AVAILABLE RECORDS:
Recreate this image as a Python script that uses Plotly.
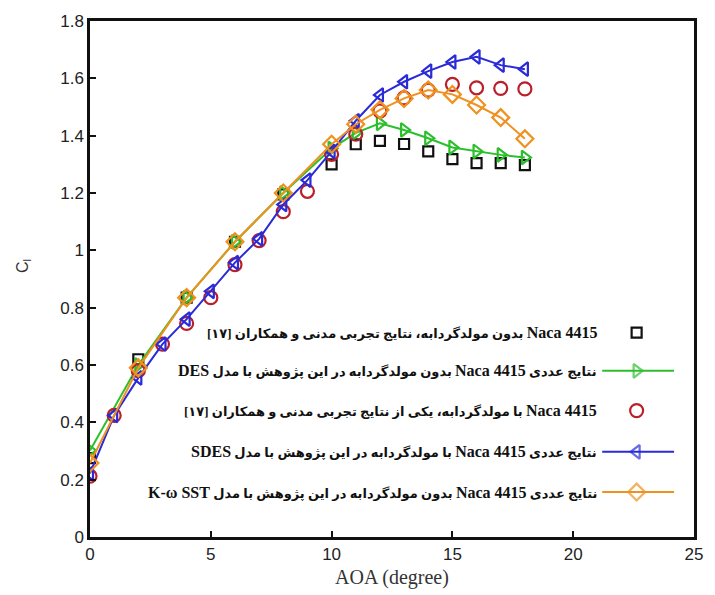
import re
import plotly.graph_objects as go

# Angle of attack (degrees)
aoa_full = list(range(19))
aoa_sparse = [0, 2, 4, 6, 8, 10, 11, 12, 13, 14, 15, 16, 17, 18]

# Lift coefficient series
cl_exp_clean = [0.275, 0.62, 0.835, 1.03, 1.195, 1.30, 1.37, 1.382, 1.371, 1.345, 1.318, 1.304, 1.304, 1.297]
cl_des_clean = [0.302, 0.60, 0.835, 1.03, 1.20, 1.355, 1.41, 1.443, 1.42, 1.391, 1.359, 1.345, 1.333, 1.324]
cl_exp_vg = [0.212, 0.424, 0.58, 0.673, 0.745, 0.835, 0.95, 1.034, 1.135, 1.206, 1.335, 1.405,
             1.486, 1.532, 1.559, 1.579, 1.567, 1.565, 1.563]
cl_sdes_vg = [0.222, 0.424, 0.555, 0.673, 0.76, 0.857, 0.957, 1.04, 1.16, 1.245, 1.345, 1.452,
              1.542, 1.588, 1.625, 1.657, 1.675, 1.646, 1.632]
cl_sst_clean = [0.258, 0.59, 0.835, 1.03, 1.20, 1.37, 1.44, 1.49, 1.53, 1.559, 1.544, 1.507, 1.463, 1.389]

legend_labels = [
    "Naca 4415 بدون مولدگردابه، نتایج تجربی مدنی و همکاران [۱۷]",
    "نتایج عددی Naca 4415 بدون مولدگردابه در این پژوهش با مدل DES",
    "Naca 4415 با مولدگردابه، یکی از نتایج تجربی مدنی و همکاران [۱۷]",
    "نتایج عددی Naca 4415 با مولدگردابه در این پژوهش با مدل SDES",
    "نتایج عددی Naca 4415 بدون مولدگردابه در این پژوهش با مدل K-ω SST",
]

x_ticks = [0, 5, 10, 15, 20, 25]
y_ticks = [0, 0.2, 0.4, 0.6, 0.8, 1, 1.2, 1.4, 1.6, 1.8]
y_tick_text = ["0", "0.2", "0.4", "0.6", "0.8", "1", "1.2", "1.4", "1.6", "1.8"]

BLACK = "#111111"
GREEN = "#2cbf2c"
RED = "#b8202a"
BLUE = "#2a2ad8"
ORANGE = "#f0901e"

series = [
    dict(x=aoa_sparse, y=cl_exp_clean, color=BLACK, symbol="square-open", size=10, mode="markers"),
    dict(x=aoa_sparse, y=cl_des_clean, color=GREEN, symbol="triangle-right-open", size=12, mode="lines+markers"),
    dict(x=aoa_full, y=cl_exp_vg, color=RED, symbol="circle-open", size=13, mode="markers"),
    dict(x=aoa_full, y=cl_sdes_vg, color=BLUE, symbol="triangle-left-open", size=12, mode="lines+markers"),
    dict(x=aoa_sparse, y=cl_sst_clean, color=ORANGE, symbol="diamond-open", size=13, mode="lines+markers"),
]


def styled_label(text):
    """Bold label, Latin runs set a little larger than the Persian text, RTL embedding."""
    text = re.sub(r"([A-Za-z][A-Za-z0-9 \-ω]*[A-Za-z0-9])",
                  r'<span style="font-size:16px">\1</span>', text)
    return "<b>\u202b" + text + "\u202c</b>"


fig = go.Figure()

for s in series:
    fig.add_trace(go.Scatter(
        x=s["x"], y=s["y"], mode=s["mode"],
        line=dict(color=s["color"], width=2),
        marker=dict(symbol=s["symbol"], size=s["size"], color=s["color"],
                    line=dict(color=s["color"], width=2.2)),
        showlegend=False,
    ))

# Right-to-left legend: text on the left, sample on the right
legend_rows_y = [0.396, 0.322, 0.245, 0.165, 0.087]
sample_x0, sample_x1, sample_xm = 0.848, 0.967, 0.905
text_right = 0.842

for s, label, ly in zip(series, legend_labels, legend_rows_y):
    if "lines" in s["mode"]:
        fig.add_trace(go.Scatter(
            x=[sample_x0, sample_xm, sample_x1], y=[ly, ly, ly], xaxis="x2", yaxis="y2",
            mode="lines+markers", line=dict(color=s["color"], width=2),
            marker=dict(symbol=s["symbol"], size=[0, s["size"], 0], color=s["color"],
                        line=dict(color=s["color"], width=2.2)),
            showlegend=False, hoverinfo="skip",
        ))
    else:
        fig.add_trace(go.Scatter(
            x=[sample_xm], y=[ly], xaxis="x2", yaxis="y2", mode="markers",
            marker=dict(symbol=s["symbol"], size=s["size"], color=s["color"],
                        line=dict(color=s["color"], width=2.2)),
            showlegend=False, hoverinfo="skip",
        ))
    fig.add_annotation(
        x=text_right, y=ly, xref="paper", yref="paper", xanchor="right", yanchor="middle",
        text=styled_label(label), showarrow=False,
        font=dict(family="Liberation Serif, DejaVu Sans, serif", size=13, color="#111111"),
    )

# Axis titles
fig.add_annotation(x=0.5, y=-0.079, xref="paper", yref="paper", xanchor="center", yanchor="middle",
                   text="AOA (degree)", showarrow=False,
                   font=dict(family="Liberation Serif, serif", size=20, color="#333333"))
fig.add_annotation(x=-0.111, y=0.525, xref="paper", yref="paper", xanchor="center", yanchor="middle",
                   text="C<sub>l</sub>", showarrow=False, textangle=-90,
                   font=dict(family="Liberation Sans, sans-serif", size=16, color="#333333"))

axis_common = dict(
    showgrid=False, zeroline=False, showline=True, linecolor="#111111", linewidth=2.5,
    mirror=True, ticks="inside", ticklen=6, tickwidth=2, tickcolor="#111111",
    tickfont=dict(family="Liberation Sans, Arial, sans-serif", size=17, color="#222222"),
)

fig.update_layout(
    width=715, height=595,
    margin=dict(l=90, r=12, t=19, b=58),
    paper_bgcolor="white", plot_bgcolor="white",
    xaxis=dict(range=[0, 25], tickvals=x_ticks, **axis_common),
    yaxis=dict(range=[0, 1.8], tickvals=y_ticks, ticktext=y_tick_text, **axis_common),
    xaxis2=dict(range=[0, 1], overlaying="x", visible=False, fixedrange=True),
    yaxis2=dict(range=[0, 1], overlaying="y", visible=False, fixedrange=True),
)

fig.write_html("out.html")
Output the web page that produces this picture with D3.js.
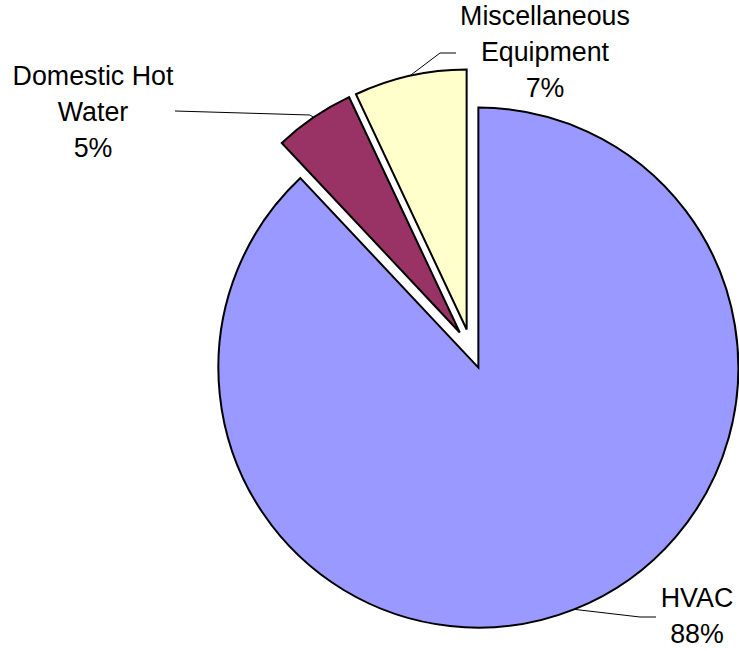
<!DOCTYPE html>
<html>
<head>
<meta charset="utf-8">
<script src="https://cdn.jsdelivr.net/npm/d3@7"></script>
<style>
  html, body { margin: 0; padding: 0; background: #fff; }
  svg { display: block; }
  text { font-family: Arial, "Liberation Sans", sans-serif; fill: #000; }
</style>
</head>
<body>
<svg id="chart" width="739" height="651"></svg>
<script>
// Energy end-use shares
const categories = ["HVAC", "Domestic Hot Water", "Miscellaneous Equipment"];
const values = [88, 5, 7];
const labelLines = [["HVAC"], ["Domestic Hot", "Water"], ["Miscellaneous", "Equipment"]];
const colors = ["#9999FF", "#993366", "#FFFFCC"];

// Layout
const W = 739, H = 651;
const cx = 471, cy = 349, radius = 260, explode = 20;
const fontSize = 26.8, lineH = 36;
// label block anchor (centre x, first baseline) and leader elbow per slice
const labelLayout = [
  { x: 697, y: 607, elbow: [640, 617], end: [656, 617] },
  { x: 93,  y: 85,  elbow: [310, 115], end: [175, 111] },
  { x: 545, y: 25,  elbow: [440, 53],  end: [456, 53] }
];

const svg = d3.select("#chart");
const g = svg.append("g").attr("transform", `translate(${cx},${cy})`);

const pie = d3.pie().sort(null).value(d => d).startAngle(0).endAngle(2 * Math.PI);
const arcs = pie(values);
const arc = d3.arc().innerRadius(0).outerRadius(radius);

const offset = d => {
  const a = (d.startAngle + d.endAngle) / 2;
  return [explode * Math.sin(a), -explode * Math.cos(a)];
};

// slices, each pushed out along its mid-angle
g.selectAll("path.slice")
  .data(arcs)
  .join("path")
  .attr("class", "slice")
  .attr("transform", d => `translate(${offset(d)})`)
  .attr("d", arc)
  .attr("fill", (d, i) => colors[i])
  .attr("stroke", "#000")
  .attr("stroke-width", 2)
  .attr("stroke-linejoin", "miter");

// leader lines from the middle of each slice's rim
const line = d3.line();
arcs.forEach((d, i) => {
  const a = (d.startAngle + d.endAngle) / 2;
  const [ox, oy] = offset(d);
  const p0 = [cx + ox + radius * Math.sin(a), cy + oy - radius * Math.cos(a)];
  const L = labelLayout[i];
  svg.append("path")
    .attr("d", line([p0, L.elbow, L.end]))
    .attr("fill", "none")
    .attr("stroke", "#000")
    .attr("stroke-width", 1);
});

// labels: name lines plus percentage
const total = d3.sum(values);
const fmt = v => Math.round(v / total * 100) + "%";
arcs.forEach((d, i) => {
  const L = labelLayout[i];
  const lines = labelLines[i].concat([fmt(values[i])]);
  const t = svg.append("text")
    .attr("text-anchor", "middle")
    .attr("font-size", fontSize);
  lines.forEach((s, k) => {
    t.append("tspan").attr("x", L.x).attr("y", L.y + k * lineH).text(s);
  });
});
</script>
</body>
</html>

GIVEN REQUEST: Return exactly what appears from the opening line of the material through the line with "16, 17, 18]", apart from the pictures.

RESULT FOR THIS TASK:
Recreate this image as a Python script that uses Plotly.
import re
import plotly.graph_objects as go

# Angle of attack (degrees)
aoa_full = list(range(19))
aoa_sparse = [0, 2, 4, 6, 8, 10, 11, 12, 13, 14, 15, 16, 17, 18]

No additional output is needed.